Trendsurfing: Mapvertising (The Times)
You plan your car journeys with MapQuest. You nose around neighbours' property values by navigating map-based websites such as OnOneMap.com. You even track your favourite celebrities' movements in almost-real time by logging on to user-annotated mash-ups of Google Maps. So why wouldn't the ad industry see you as a lost opportunity?
With web traffic to online mapping sites growing by around 20 per cent a year, and 85 per cent of us saying we use them, these sites have become the latest hot properties for marketers struggling to attract our attention. The ad agency Universal McCann calls the emerging trend "mapvertising" and sees it offering "exciting new ways to bring mapping together with marketing". For marketers, the agency is advising clients, this presents "an opportunity to stake an acute position within a new ad landscape".
In everyday language, that means we're about to encounter a range of intrusive technology-led commercial messages as companies attempt to distract us. Because we concentrate intently when we are using these services, advertisers are rushing to fill our screens with sponsored listings and clickable logos. They are also becoming more creative in their attempts to engage us, with online navigational tools that turn geographic searches into deep branding encounters. Universal McCann talks of "interactive maptivities" and "mapvergaming". Translated, that means anything from clickable balloons popping up to remind you of a shop in a particular street to entire games built around navigating a city centre.

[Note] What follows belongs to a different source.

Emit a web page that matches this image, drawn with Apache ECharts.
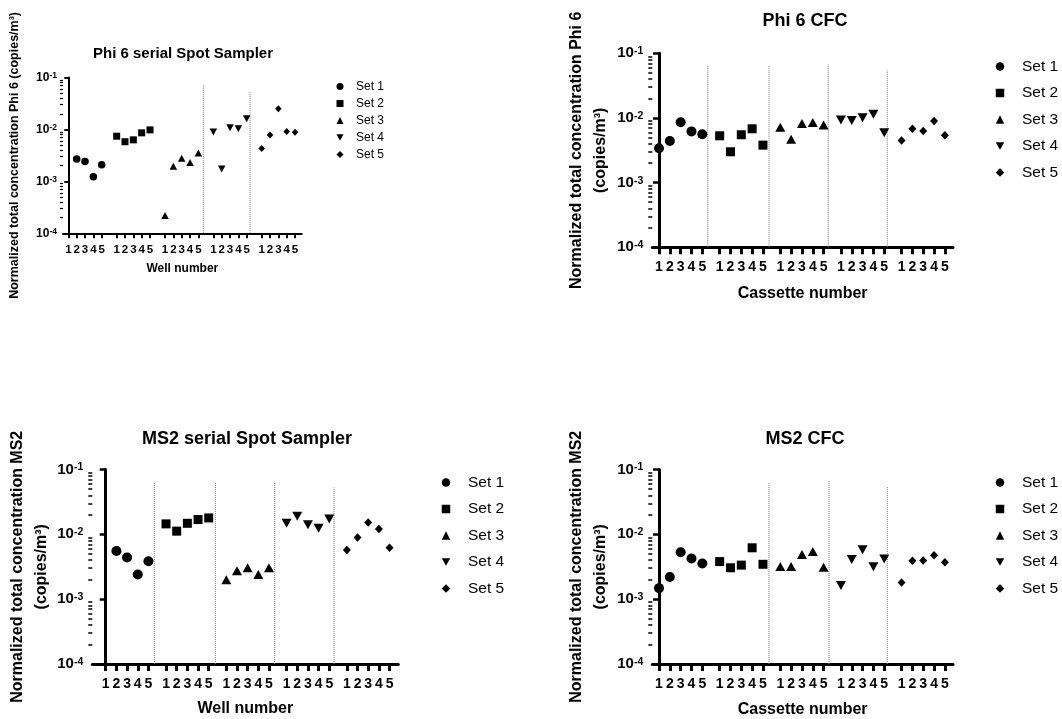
<!DOCTYPE html>
<html>
<head>
<meta charset="utf-8">
<script src="https://cdn.jsdelivr.net/npm/echarts@6/dist/echarts.min.js"></script>
<style>
html, body { margin: 0; padding: 0; background: #fff; }
#main { width: 1062px; height: 719px; }
</style>
</head>
<body>
<div id="main"></div>
<script>
// tick labels / categories
var wellLabels = ['1', '2', '3', '4', '5'];
var setNames = ['Set 1', 'Set 2', 'Set 3', 'Set 4', 'Set 5'];

// values per set (rows) and well/cassette (columns), copies/m3
var phi6Spot = [
  [null, 2.7e-3, 2.4e-3, 1.23e-3, 2.1e-3],
  [7.4e-3, 5.8e-3, 6.3e-3, 8.6e-3, 9.8e-3],
  [2.2e-4, 1.95e-3, 2.8e-3, 2.3e-3, 3.5e-3],
  [8.9e-3, 1.73e-3, 1.08e-2, 1.03e-2, 1.6e-2],
  [4.3e-3, 7.8e-3, 2.5e-2, 9.1e-3, 8.8e-3]
];
var phi6Cfc = [
  [3.4e-3, 4.4e-3, 8.6e-3, 6.2e-3, 5.6e-3],
  [5.3e-3, 3.0e-3, 5.5e-3, 6.8e-3, 3.8e-3],
  [7.2e-3, 4.7e-3, 8.2e-3, 8.5e-3, 7.8e-3],
  [9.3e-3, 9.1e-3, 1.01e-2, 1.14e-2, 5.9e-3],
  [4.5e-3, 6.8e-3, 6.3e-3, 9.0e-3, 5.4e-3]
];
var ms2Spot = [
  [null, 5.55e-3, 4.4e-3, 2.4e-3, 3.85e-3],
  [1.45e-2, 1.12e-2, 1.48e-2, 1.69e-2, 1.79e-2],
  [2.0e-3, 2.75e-3, 3.05e-3, 2.4e-3, 3.05e-3],
  [1.48e-2, 1.9e-2, 1.4e-2, 1.24e-2, 1.73e-2],
  [5.75e-3, 8.9e-3, 1.52e-2, 1.21e-2, 6.2e-3]
];
var ms2Cfc = [
  [1.48e-3, 2.2e-3, 5.3e-3, 4.25e-3, 3.55e-3],
  [3.8e-3, 3.05e-3, 3.35e-3, 6.2e-3, 3.45e-3],
  [3.2e-3, 3.2e-3, 4.9e-3, 5.45e-3, 3.1e-3],
  [1.63e-3, 4.1e-3, 5.8e-3, 3.15e-3, 4.15e-3],
  [1.8e-3, 3.9e-3, 3.95e-3, 4.75e-3, 3.7e-3]
];

var FONT = 'Liberation Sans, Arial, sans-serif';
var invTri = 'path://M0,0L10,0L5,9Z';
var symbols = ['circle', 'rect', 'triangle', invTri, 'diamond'];

var small = {
  title: 15, tick: 11.5, ytick: 12, sup: 8.5, name: 12.5, nameLH: 20, xname: 12, legend: 12, legH: 7, legPad: 7.5, legGap: 5,
  axisW: 2, xTickLen: 5, xTickW: 2, yTickLen: 4, yTickW: 2, minorLen: 3, minorW: 1.2,
  xLabelMargin: 11, yLabelMargin: 6,
  sizes: [[7.5, 7.5], [7, 7], [7.5, 7], [7.5, 7], [6.5, 7]]
};
var big = {
  title: 18, tick: 14, ytick: 15, sup: 10.5, name: 16, nameLH: 24, xname: 16, legend: 15.5, legH: 8.5, legPad: 12.75, legGap: 10.5,
  axisW: 3, xTickLen: 7, xTickW: 3, yTickLen: 6, yTickW: 2.5, minorLen: 4, minorW: 1.5,
  xLabelMargin: 13, yLabelMargin: 9,
  sizes: [[10, 10], [9, 9], [10, 9], [10, 9], [8, 8.5]]
};

var panels = [
  { data: phi6Spot, style: small, title: 'Phi 6 serial Spot Sampler', titleX: 183, titleY: 46.5,
    xName: 'Well number', yName: 'Normalized total concentration Phi 6 (copies/m³)', yNameGap: 38, xNameGap: 29,
    step: 5.8, left: 63, top: 77.5, width: 238.7, height: 155.8, xMin: -0.64, xMax: 28.0,
    seps: [16.2, 21.8], sepTops: [0.072, 0.054], legLeft: 336.5, legTop: 80.5 },
  { data: phi6Cfc, style: big, title: 'Phi 6 CFC', titleX: 805, titleY: 12,
    xName: 'Cassette number', yName: 'Normalized total concentration Phi 6\n(copies/m³)', yNameGap: 40, xNameGap: 38,
    step: 5.6, left: 652.3, top: 53.3, width: 300.7, height: 194, xMin: -0.62, xMax: 27.15,
    seps: [4.5, 10.16, 15.63, 21.08], sepTops: [0.066, 0.064, 0.067, 0.054], legLeft: 995.75, legTop: 58.5 },
  { data: ms2Spot, style: big, title: 'MS2 serial Spot Sampler', titleX: 247, titleY: 430,
    xName: 'Well number', yName: 'Normalized total concentration MS2\n(copies/m³)', yNameGap: 33, xNameGap: 37,
    step: 5.65, left: 92.3, top: 469.5, width: 306, height: 194.5, xMin: -1.26, xMax: 27.42,
    seps: [4.55, 10.27, 15.84, 21.4], sepTops: [0.065, 0.063, 0.065, 0.053], legLeft: 441.75, legTop: 474.5 },
  { data: ms2Cfc, style: big, title: 'MS2 CFC', titleX: 805, titleY: 430,
    xName: 'Cassette number', yName: 'Normalized total concentration MS2\n(copies/m³)', yNameGap: 40, xNameGap: 38,
    step: 5.6, left: 652.3, top: 469.5, width: 300.7, height: 194.5, xMin: -0.62, xMax: 27.15,
    seps: [10.16, 15.7, 21.08], sepTops: [0.064, 0.068, 0.054], legLeft: 995.75, legTop: 474.5 }
];

var minorTicks = [];
[-4, -3, -2].forEach(function (e) {
  for (var m = 2; m <= 9; m++) minorTicks.push(+(m * Math.pow(10, e)).toPrecision(3));
});

var chart = echarts.init(document.getElementById('main'));

var option = {
  animation: false,
  backgroundColor: '#fff',
  title: [], legend: [], grid: [], xAxis: [], yAxis: [], series: []
};

panels.forEach(function (P, k) {
  var S = P.style;
  var positions = [], labelMap = {};
  setNames.forEach(function (n, s) {
    wellLabels.forEach(function (w, i) {
      var p = +(s * P.step + i).toFixed(3);
      positions.push(p);
      labelMap[p.toFixed(3)] = w;
    });
  });

  option.title.push({
    text: P.title, left: P.titleX, top: P.titleY, textAlign: 'center', padding: 0,
    textStyle: { fontFamily: FONT, fontWeight: 'bold', fontSize: S.title, color: '#000' }
  });

  option.legend.push({
    data: setNames, orient: 'vertical', left: P.legLeft, top: P.legTop, padding: 0,
    itemWidth: S.legH, itemHeight: S.legH, itemGap: S.legGap, selectedMode: false,
    textStyle: { fontFamily: FONT, fontSize: S.legend, color: '#000', padding: [0, 0, 0, S.legPad] }
  });

  option.grid.push({ left: P.left, top: P.top, width: P.width, height: P.height, outerBoundsMode: 'none' });

  option.xAxis.push({
    type: 'value', gridIndex: k, min: P.xMin, max: P.xMax, position: 'bottom',
    axisLine: { onZero: false, lineStyle: { color: '#000', width: S.axisW } },
    axisTick: { show: true, customValues: positions, length: S.xTickLen, lineStyle: { color: '#000', width: S.xTickW } },
    axisLabel: {
      customValues: positions, margin: S.xLabelMargin,
      fontFamily: FONT, fontWeight: 'bold', fontSize: S.tick, color: '#000',
      formatter: function (v) { return labelMap[(+v).toFixed(3)] || ''; }
    },
    splitLine: { show: false },
    name: P.xName, nameLocation: 'middle', nameGap: P.xNameGap,
    nameTextStyle: { fontFamily: FONT, fontWeight: 'bold', fontSize: S.xname, color: '#000' }
  });

  // major log axis with labels
  option.yAxis.push({
    type: 'log', logBase: 10, gridIndex: k, min: 1e-4, max: 1e-1, position: 'left',
    axisLine: { show: true, lineStyle: { color: '#000', width: S.axisW } },
    axisTick: { show: true, length: S.yTickLen, lineStyle: { color: '#000', width: S.yTickW } },
    axisLabel: {
      margin: S.yLabelMargin,
      formatter: function (v) { return '{b|10}{s|' + Math.round(Math.log10(v)) + '}'; },
      rich: {
        b: { fontFamily: FONT, fontWeight: 'bold', fontSize: S.ytick, color: '#000' },
        s: { fontFamily: FONT, fontWeight: 'bold', fontSize: S.sup, color: '#000', verticalAlign: 'top' }
      }
    },
    splitLine: { show: false },
    name: P.yName, nameLocation: 'middle', nameGap: P.yNameGap,
    nameTextStyle: { fontFamily: FONT, fontWeight: 'bold', fontSize: S.name, color: '#000', lineHeight: S.nameLH }
  });
  // minor ticks on the same scale
  option.yAxis.push({
    type: 'log', logBase: 10, gridIndex: k, min: 1e-4, max: 1e-1, position: 'left',
    axisLine: { show: false },
    axisTick: { show: true, customValues: minorTicks, length: S.minorLen, lineStyle: { color: '#000', width: S.minorW } },
    axisLabel: { show: false },
    splitLine: { show: false }
  });

  P.seps.forEach(function (x, j) {
    option.series.push({
      type: 'line', xAxisIndex: k, yAxisIndex: 2 * k, silent: true, symbol: 'none', z: 1,
      data: [[x, 1e-4], [x, P.sepTops[j]]],
      lineStyle: { color: '#777', width: 1, type: [1, 1] }
    });
  });

  P.data.forEach(function (vals, s) {
    var pts = [];
    vals.forEach(function (v, i) {
      if (v != null) pts.push([+(s * P.step + i).toFixed(3), v]);
    });
    option.series.push({
      name: setNames[s], type: 'scatter', xAxisIndex: k, yAxisIndex: 2 * k,
      symbol: symbols[s], symbolSize: S.sizes[s], data: pts, z: 3,
      itemStyle: { color: '#000', opacity: 1 }
    });
  });
});

chart.setOption(option);
</script>
</body>
</html>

The American bookshop chain Barnes & Noble has struck a deal with Google Local to mark their locations with clickable coffee-cup icons. To promote its Sedici car, Fiat has been working with Google Earth to create an international treasure-hunting game based on clicking on real-world locations to find hidden prizes. Adidas went mapvertising during last summer's World Cup by posing football fans a quiz integrated into Google Earth. As players confronted multiple-choice questions, the software zoomed in to cities associated with the relevant football clubs.
The bottom line: expect map-based advertising to form the next online gold rush as businesses from restaurants to lingerie boutiques compete to place logos and product photos along the streets you are navigating through. But some marketers are also hoping that the sophisticated satellite imaging built into these online maps will offer other untapped opportunities. Until now, an advertisement painted on a building's rooftop was valued only if it distracted passengers on overflying aircraft. Yet with satellite photos allowing such ads to be seen on millions of home PCs, could rooftops be the next high-value advertising space?
Inspired by the high visibility on satellite images of the US retailer Target, some of whose warehouse stores have its large targets painted on their roofs, entrepreneurs such as Colin Fitz-Gerald in Massachusetts are pitching aerial images as the new way to reach the Google Earth or Microsoft Live Local user. "All the major world wide web map services are snapping bird's eye images of the world's cities," Fitz-Gerald says. "All the world's prime blank roof space is going to waste." His business, RoofShout, is designed to change all that.
But there are downsides to this new promotional opportunity if you are not entirely ready to display your wares to the world. Because there is generally no way of knowing when the satellite will be snapping images overhead, sometimes it is not just corporate logos that end up on the online mapping services. Last month, a Dutch woman who happened to be sunbathing topless when the satellite passed discovered that her own assets were among the most-studied images on Google Earth. Now that's what we call staking an acute position within the new ad landscape.